NEWS & VIEWS

Black Leprechaun


It was September 11, 2002 and I was in Derry or London Derry, Northern Ireland-depending on your political/historical point of view; attempting to negotiate an impossible balance between sleep deprivation (resulting from the pre-dawn reading of a dozen international journals and our own USA Today) and the adrenaline rush I experienced while trying to separate my own personal politics from the narrowly perceived American point of view on that side of the Atlantic.

Nobody I knew back home in the States would ever confuse me with being a supporter of George Bush or his politics of war, yet the callers into Radio Foyle, BBC are anxious for me to explain "Why America is hungry to make war with Iraq," "Why we feel the need to rule the world," and "Why we dared to act surprised when the tragedy occurred" a year prior. My colleague and I squirmed in our seats, passed notes back and forth, and attempted to disarm the listeners and redirect the conversation back to the documentary film we were there to promote. The task proved to be almost impossible, but made for a great or as the Irish say, "brilliant" morning chat.

As a poet I continue to find the details of the event and the sheer weight of the numbers involved still too surreal to write about, too heavy an issue to sum up. The part of my soul that speaks with visual art tried in vain to erase the images that are now etched into all our corneas by CNN and other national media coverage. I had so much to say and think about what wasn't being said and thought, that I chose to produce a documentary called KY2NYC: Art/life & 9.11 (It was suggested that while in the UK we drop the KY part of the title due to very strong connotations of sexual improprieties).
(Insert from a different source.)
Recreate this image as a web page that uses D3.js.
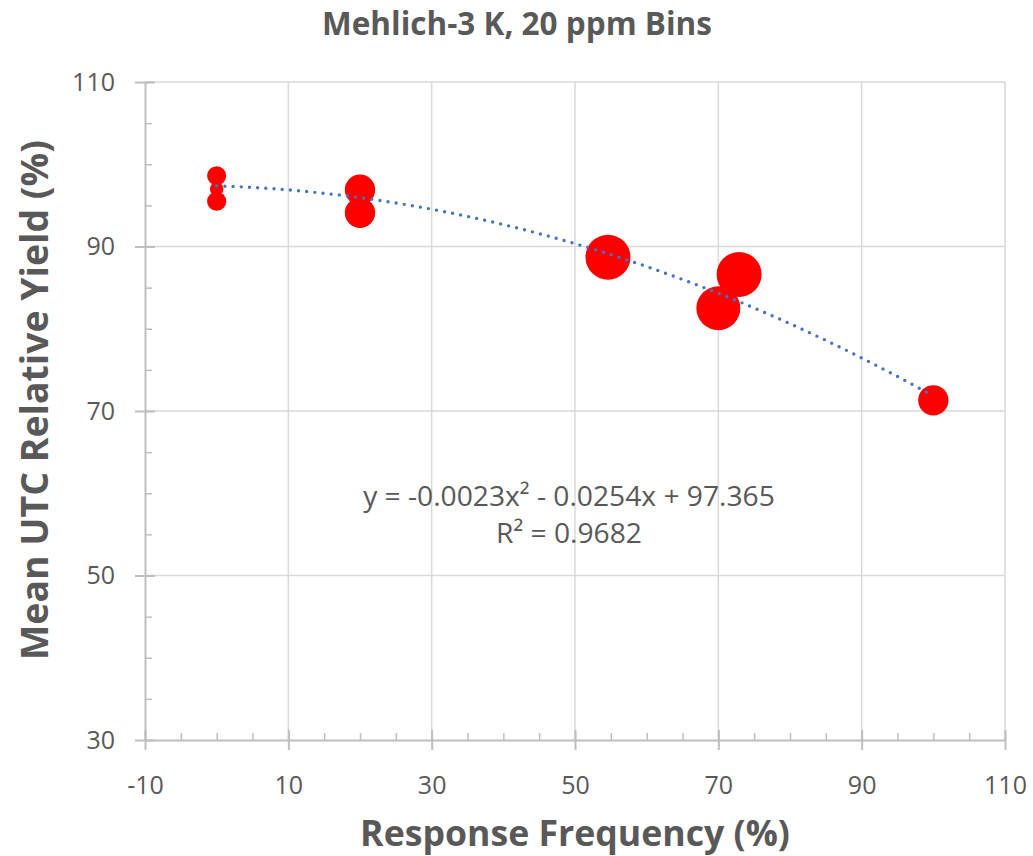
<!DOCTYPE html>
<html>
<head>
<meta charset="utf-8">
<script src="https://cdn.jsdelivr.net/npm/d3@7"></script>
<style>
  body { margin: 0; background: #fff; }
  text { font-family: "Open Sans", "Noto Sans", sans-serif; fill: #595959; }
</style>
</head>
<body>
<div id="viz"></div>
<script>
// -----------------------------
// DATA
// -----------------------------
const responseFreq = [0, 0, 0, 20, 20, 54.6, 70, 72.9, 100];
const relYield     = [98.6, 97.0, 95.5, 96.9, 94.1, 88.7, 82.5, 86.6, 71.3];
const bubbleSize   = [4, 2, 4, 10, 10, 22, 21, 22, 10];

const xTicks = [-10, 10, 30, 50, 70, 90, 110];
const yTicks = [30, 50, 70, 90, 110];

// trendline coefficients as printed on the chart: a*x^2 + b*x + c
const trendCoef = [-0.0023, -0.0254, 97.365];
const trendRange = [0, 100];
const eqLabel = "y = -0.0023x² - 0.0254x + 97.365";
const r2Label = "R² = 0.9682";

const title  = "Mehlich-3 K, 20 ppm Bins";
const xTitle = "Response Frequency (%)";
const yTitle = "Mean UTC Relative Yield (%)";

// -----------------------------
// LAYOUT
// -----------------------------
const width = 1033, height = 856;
const margin = { top: 82, right: 28, bottom: 116, left: 145 };

const svg = d3.select("#viz")
  .append("svg")
  .attr("width", width)
  .attr("height", height);

const x = d3.scaleLinear().domain([-10, 110]).range([margin.left, width - margin.right]);
const y = d3.scaleLinear().domain([30, 110]).range([height - margin.bottom, margin.top]);
const r = d3.scaleSqrt().domain([0, 22]).range([0, 22.5]);

// shrink/grow a text so it spans a given width
function fitText(sel, target) {
  const w = sel.node().getComputedTextLength();
  const fs = parseFloat(sel.attr("font-size"));
  sel.attr("font-size", fs * target / w);
}

// -----------------------------
// GRIDLINES
// -----------------------------
svg.append("g")
  .selectAll("line")
  .data(xTicks.filter(d => d > -10))
  .join("line")
  .attr("x1", d => x(d)).attr("x2", d => x(d))
  .attr("y1", y(30)).attr("y2", y(110))
  .attr("stroke", "#d9d9d9")
  .attr("stroke-width", 1.5);

svg.append("g")
  .selectAll("line")
  .data(yTicks.filter(d => d > 30))
  .join("line")
  .attr("x1", x(-10)).attr("x2", x(110))
  .attr("y1", d => y(d)).attr("y2", d => y(d))
  .attr("stroke", "#d9d9d9")
  .attr("stroke-width", 1.5);

// -----------------------------
// AXES
// -----------------------------
const axisColor = "#bfbfbf";
const plain = d => String(d);   // keep the hyphen-minus like Excel

// x axis: major ticks cross the line, minor ticks inside
const xAxis = svg.append("g").attr("transform", `translate(0,${y(30)})`);
xAxis.call(d3.axisBottom(x).tickValues(d3.range(-10, 111, 5)).tickSize(7).tickFormat(""))
  .call(g => g.selectAll(".tick line").attr("y2", -7).attr("stroke", axisColor).attr("stroke-width", 1.5));
xAxis.call(g => g.select(".domain").remove());
xAxis.append("g")
  .call(d3.axisBottom(x).tickValues(xTicks).tickFormat(plain).tickSizeInner(10).tickSizeOuter(0).tickPadding(26))
  .call(g => g.select(".domain").attr("stroke", axisColor).attr("stroke-width", 2))
  .call(g => g.selectAll(".tick line").attr("y1", -10).attr("stroke", axisColor).attr("stroke-width", 2))
  .call(g => g.selectAll(".tick text").attr("font-size", 25).attr("fill", "#595959")
    .attr("font-family", "\"Open Sans\", sans-serif"));

// y axis
const yAxis = svg.append("g").attr("transform", `translate(${x(-10)},0)`);
yAxis.call(d3.axisLeft(y).tickValues(d3.range(30, 111, 5)).tickSize(7).tickFormat(""))
  .call(g => g.selectAll(".tick line").attr("x2", 7).attr("stroke", axisColor).attr("stroke-width", 1.5));
yAxis.call(g => g.select(".domain").remove());
yAxis.append("g")
  .call(d3.axisLeft(y).tickValues(yTicks).tickFormat(plain).tickSizeInner(10).tickSizeOuter(0).tickPadding(20))
  .call(g => g.select(".domain").attr("stroke", axisColor).attr("stroke-width", 2))
  .call(g => g.selectAll(".tick line").attr("x1", 10).attr("stroke", axisColor).attr("stroke-width", 2))
  .call(g => g.selectAll(".tick text").attr("font-size", 25).attr("fill", "#595959")
    .attr("font-family", "\"Open Sans\", sans-serif"));

// -----------------------------
// BUBBLES
// -----------------------------
const points = responseFreq.map((d, i) => ({ x: d, y: relYield[i], s: bubbleSize[i] }));

svg.append("g")
  .selectAll("circle")
  .data(points)
  .join("circle")
  .attr("cx", d => x(d.x))
  .attr("cy", d => y(d.y))
  .attr("r", d => r(d.s))
  .attr("fill", "#ff0000");

// -----------------------------
// TRENDLINE (dotted)
// -----------------------------
const trend = d3.range(trendRange[0], trendRange[1] + 0.5, 1)
  .map(v => [v, trendCoef[0] * v * v + trendCoef[1] * v + trendCoef[2]]);

svg.append("path")
  .datum(trend)
  .attr("fill", "none")
  .attr("stroke", "#4472c4")
  .attr("stroke-width", 3.4)
  .attr("stroke-linecap", "round")
  .attr("stroke-dasharray", "0 8.2")
  .attr("d", d3.line().x(d => x(d[0])).y(d => y(d[1])).curve(d3.curveMonotoneX));

// -----------------------------
// LABELS
// -----------------------------
const eq = svg.append("text")
  .attr("x", 569).attr("y", 506)
  .attr("text-anchor", "middle")
  .attr("font-size", 25)
  .text(eqLabel)
  .call(fitText, 412);

svg.append("text")
  .attr("x", 569).attr("y", 543)
  .attr("text-anchor", "middle")
  .attr("font-size", eq.attr("font-size"))
  .text(r2Label);

svg.append("text")
  .attr("x", 517).attr("y", 35)
  .attr("text-anchor", "middle")
  .attr("font-size", 26)
  .attr("font-weight", "bold")
  .text(title)
  .call(fitText, 390);

svg.append("text")
  .attr("x", 575).attr("y", 846)
  .attr("text-anchor", "middle")
  .attr("font-size", 34)
  .attr("font-weight", "bold")
  .text(xTitle)
  .call(fitText, 430);

svg.append("text")
  .attr("transform", "translate(48,400) rotate(-90)")
  .attr("text-anchor", "middle")
  .attr("font-size", 34)
  .attr("font-weight", "bold")
  .text(yTitle)
  .call(fitText, 520);
</script>
</body>
</html>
We had spent a week in NYC interviewing artists and arts administrators in pursuit of my theory that the importance of art rose like a phoenix from the ashes of the World Trade Centers. Not only were most of the non-violent responses to the attack rendered most powerfully via visual art, music, and dance, but the actual nature of artistic expression was also providing the beginnings of much needed healing for all of those affected, all of which was confirmed after visiting the makeshift shrine surrounding the church across from the site and witnessing the thousands of childrens' art projects, Japanese paper cranes, and poems from all over the world attached to the fence.
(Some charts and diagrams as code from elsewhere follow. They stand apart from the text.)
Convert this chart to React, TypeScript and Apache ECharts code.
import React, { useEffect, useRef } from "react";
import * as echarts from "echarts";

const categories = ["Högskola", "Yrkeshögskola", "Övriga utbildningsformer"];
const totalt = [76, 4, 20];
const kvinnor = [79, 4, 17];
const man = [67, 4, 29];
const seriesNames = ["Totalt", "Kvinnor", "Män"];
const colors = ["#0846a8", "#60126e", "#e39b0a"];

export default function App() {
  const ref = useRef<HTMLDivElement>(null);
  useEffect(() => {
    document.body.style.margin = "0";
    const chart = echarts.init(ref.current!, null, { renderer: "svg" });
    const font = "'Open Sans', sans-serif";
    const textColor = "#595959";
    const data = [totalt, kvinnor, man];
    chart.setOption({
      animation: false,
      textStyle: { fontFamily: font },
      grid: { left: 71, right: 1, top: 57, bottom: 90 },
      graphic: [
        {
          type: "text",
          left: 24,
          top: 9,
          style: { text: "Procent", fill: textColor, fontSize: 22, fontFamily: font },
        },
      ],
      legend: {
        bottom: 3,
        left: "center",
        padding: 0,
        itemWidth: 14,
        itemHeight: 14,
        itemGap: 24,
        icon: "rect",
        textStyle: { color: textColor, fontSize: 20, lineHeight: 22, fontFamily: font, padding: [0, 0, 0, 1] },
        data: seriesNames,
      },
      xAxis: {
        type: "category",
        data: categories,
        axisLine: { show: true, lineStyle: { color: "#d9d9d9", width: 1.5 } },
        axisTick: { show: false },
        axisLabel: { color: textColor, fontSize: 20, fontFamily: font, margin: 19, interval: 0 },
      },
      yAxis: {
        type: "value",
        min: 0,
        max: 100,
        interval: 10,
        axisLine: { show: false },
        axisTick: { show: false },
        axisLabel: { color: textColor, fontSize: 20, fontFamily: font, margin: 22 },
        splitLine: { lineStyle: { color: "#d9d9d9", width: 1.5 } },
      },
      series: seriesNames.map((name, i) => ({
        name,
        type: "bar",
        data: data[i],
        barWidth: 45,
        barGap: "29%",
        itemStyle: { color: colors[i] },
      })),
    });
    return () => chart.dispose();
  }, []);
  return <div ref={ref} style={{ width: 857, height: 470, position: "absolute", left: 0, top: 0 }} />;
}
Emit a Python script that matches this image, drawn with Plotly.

The final product, which featured commentary by trumpeter, Wynton Marsalis, NPR's Robert Siegel, NYC firemen, and many others, had its world premiere in Lexington's Kentucky Theater on the 4th of July, 2002. It received minor media coverage and was rushed to bed. Now, two months later, the filmmaker David Flores, and I were more than 3,800 miles away hawking the film and reopening the conversation to a less sympathetic audience than our Governor's School for the Arts family and friends.

In that last year I had not once considered how the rest of the world was interpreting what I had considered a particularly American tragedy. Nor had I considered how poorly our national media shared news, international events, and opinions from the rest of the world. I discovered that the myopia, the selfishness, the arrogance that had created the ugly American persona was as bitter and sobering as coffee and even more difficult a stain to remove when it was attached to you during an interview abroad.

I sugar-and-cream coated my responses by sharing statistics like the President's then-declining approval ratings and under-reported news of anti-war rallies, and pro-Palestinian statehood movements that existed even in Kentucky, but I was unable to unstick myself from the perception that I was just an extension of the George Bush-driven America that was represented in the foreign press.

Once I was able to drop a few personal references in my responses like "as an African American who has felt victimized by the same government I represent..." the verbal assault started to weaken. And when we finally were able to share that our film focused on using the arts to heal in the aftermath of tragedy, we seemed to strike a chord with our listeners. I talked passionately about touring the site of the Bloody Sunday riots and witnessing up-close the powerful multi-storied political murals that decorated the Bogside, and how I knew that this community also understood the power of art and the culture of oppression.

I didn't admit that I was surprised, but pleased to learn that Black America's own national anthem, James Weldon Johnson's "Life Every Voice and Sing" had been used as a rally song by the IRA or that the warm, free-flowing Guinness was the color of my mother, but I allowed myself a private smile when it crossed my mind. When I reminded myself that my own family tree stretched back to a redheaded great grandmother O'Conner, I was finally able to release the remainder of my tension and stare into the ceramic mug in front of me.

I can think of a less stressful way to jumpstart a morning than to wake up halfway across the world, talking into a microphone to strangers about politics and war, not art, but I've learned that it's not until I'm challenged that I know what my opinions really are. During my first trip across the pond, to a country where almost everything has been politicized, every new encounter reminded me that all artists are political, whether we want to admit it or not. And the world suddenly seemed very round and small, as the mocha leprechaun stared back at me from the surface of my morning coffee.